Housing recovery remains uneven but positive overall

While the housing market is slowly making a recovery after the recession, certain cities and states are doing better than others. As such, it would be wise for lenders in any area of the nation to invest in loan management software to help keep proper tabs on borrowers and ensure that adequate payment plans are created.

For example, Phoenix metro housing prices rose 12 percent through April and are still going up, whereas in Atlanta, prices fell 17 percent in the year through April to their lowest point since 1997, according to the Standard & Poor’s/Case-Shiller home price indexes.

In addition, the use of a home equity line of credit (HELOC) has returned to some housing markets, said a recent report by Moody's Analytics and Equifax. The two firms showed HELOC increases in Florida, Michigan and Nevada, which means those three states lead the country in negative equity, and lines of credit remain well below pre-crisis levels.

"Much of this lending is being spurred by regional and community banks that managed to avoid the excesses of their larger peers," analysts said in the report. "With house prices at or near their bottom, lenders are finding opportunities to make loans to highly qualified borrowers."

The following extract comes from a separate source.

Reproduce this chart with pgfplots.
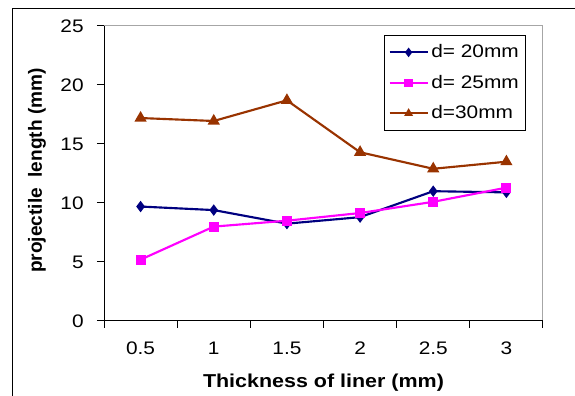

The report went on to say that home equity lending will probably not reach the same peak it achieved during the housing boom, but the continual and steady recovery is an "important indicator of the health of credit markets."

Due to borrowers being able to receive better credit lines with a recovering economy, lenders would also be well-advised to use an amortization calculator. This way, the monthly payment plans created will properly cater to each individual lender, but will also allow borrowers to rest assured that the money will arrive in a timely fashion.